- [Input material]:
[Begin]
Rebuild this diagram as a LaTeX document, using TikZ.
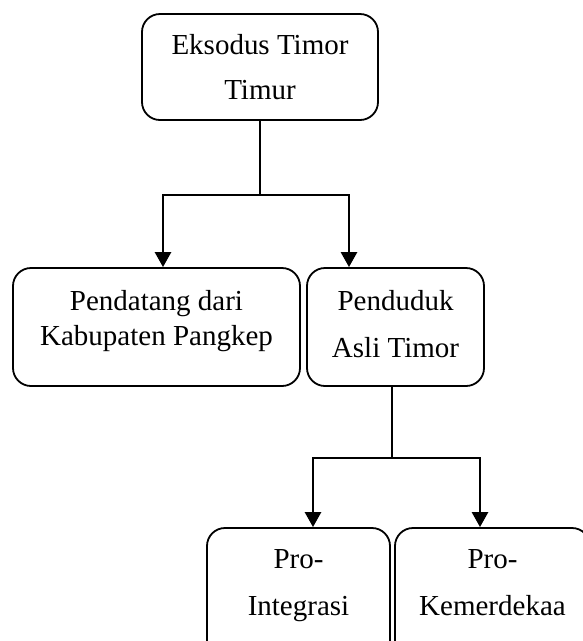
\documentclass[tikz,border=0pt]{standalone}
\usepackage{fontspec}
\setmainfont{Liberation Serif}
\usepackage{tikz}
\usetikzlibrary{positioning,calc,arrows.meta}

\begin{document}
\begin{tikzpicture}[x=1pt, y=-1pt,
  box/.style={draw, rounded corners=18pt, line width=1.8pt, inner sep=0pt, align=center,
    font=\fontsize{29}{35}\selectfont},
  conn/.style={line width=2.6pt},
  arr/.style={line width=2.6pt, -{Triangle[width=16pt,length=15pt]}}]
\useasboundingbox (0,0) rectangle (582,641);
% Boxes
\node[box, minimum width=236pt, minimum height=106pt] (eksodus) at (260,67) {Eksodus Timor\\[10pt]Timur};
\node[box, minimum width=287pt, minimum height=118pt] (pendatang) at (156.5,327) {Pendatang dari\\Kabupaten Pangkep\rule[-18pt]{0pt}{0pt}};
\node[box, minimum width=177pt, minimum height=118pt] (penduduk) at (395.5,327) {Penduduk\\[12pt]Asli Timor\rule[-7pt]{0pt}{0pt}};
\node[box, minimum width=183pt, minimum height=130pt] (integrasi) at (298.5,593) {Pro-\\[12pt]Integrasi\rule[-22pt]{0pt}{0pt}};
\node[box, minimum width=195pt, minimum height=130pt] (merdeka) at (492.5,593) {Pro-\\[12pt]Kemerdekaa\rule[-22pt]{0pt}{0pt}};

% Branch points
\coordinate (split1) at (260,195);
\coordinate (split2) at (392,458);

% Connectors
\draw[conn] (eksodus.south) -- (split1);
\draw[arr] (split1) -| ([xshift=6.5pt]pendatang.north);
\draw[arr] (split1) -| ([xshift=-46.5pt]penduduk.north);
\draw[conn] ([xshift=-3.5pt]penduduk.south) -- (split2);
\draw[arr] (split2) -| ([xshift=14.5pt]integrasi.north);
\draw[arr] (split2) -| ([xshift=-12.5pt]merdeka.north);
\end{tikzpicture}
\end{document}
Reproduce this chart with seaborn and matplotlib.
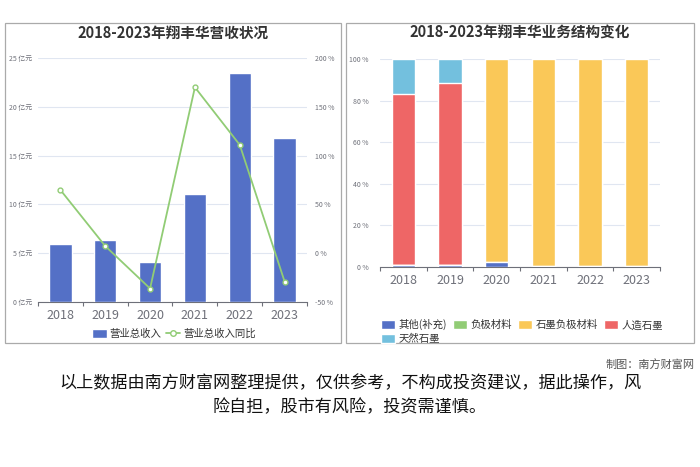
[End]
Make an exact copy of all entries above, dropping the images.

- [Written answer]:
Rebuild this diagram as a LaTeX document, using TikZ.
\documentclass[tikz,border=0pt]{standalone}
\usepackage{fontspec}
\setmainfont{Liberation Serif}
\usepackage{tikz}
\usetikzlibrary{positioning,calc,arrows.meta}

\begin{document}
\begin{tikzpicture}[x=1pt, y=-1pt,
  box/.style={draw, rounded corners=18pt, line width=1.8pt, inner sep=0pt, align=center,
    font=\fontsize{29}{35}\selectfont},
  conn/.style={line width=2.6pt},
  arr/.style={line width=2.6pt, -{Triangle[width=16pt,length=15pt]}}]
\useasboundingbox (0,0) rectangle (582,641);
% Boxes
\node[box, minimum width=236pt, minimum height=106pt] (eksodus) at (260,67) {Eksodus Timor\\[10pt]Timur};
\node[box, minimum width=287pt, minimum height=118pt] (pendatang) at (156.5,327) {Pendatang dari\\Kabupaten Pangkep\rule[-18pt]{0pt}{0pt}};
\node[box, minimum width=177pt, minimum height=118pt] (penduduk) at (395.5,327) {Penduduk\\[12pt]Asli Timor\rule[-7pt]{0pt}{0pt}};
\node[box, minimum width=183pt, minimum height=130pt] (integrasi) at (298.5,593) {Pro-\\[12pt]Integrasi\rule[-22pt]{0pt}{0pt}};
\node[box, minimum width=195pt, minimum height=130pt] (merdeka) at (492.5,593) {Pro-\\[12pt]Kemerdekaa\rule[-22pt]{0pt}{0pt}};

% Branch points
\coordinate (split1) at (260,195);
\coordinate (split2) at (392,458);

% Connectors
\draw[conn] (eksodus.south) -- (split1);
\draw[arr] (split1) -| ([xshift=6.5pt]pendatang.north);
\draw[arr] (split1) -| ([xshift=-46.5pt]penduduk.north);
\draw[conn] ([xshift=-3.5pt]penduduk.south) -- (split2);
\draw[arr] (split2) -| ([xshift=14.5pt]integrasi.north);
\draw[arr] (split2) -| ([xshift=-12.5pt]merdeka.north);
\end{tikzpicture}
\end{document}
Reproduce this chart with seaborn and matplotlib.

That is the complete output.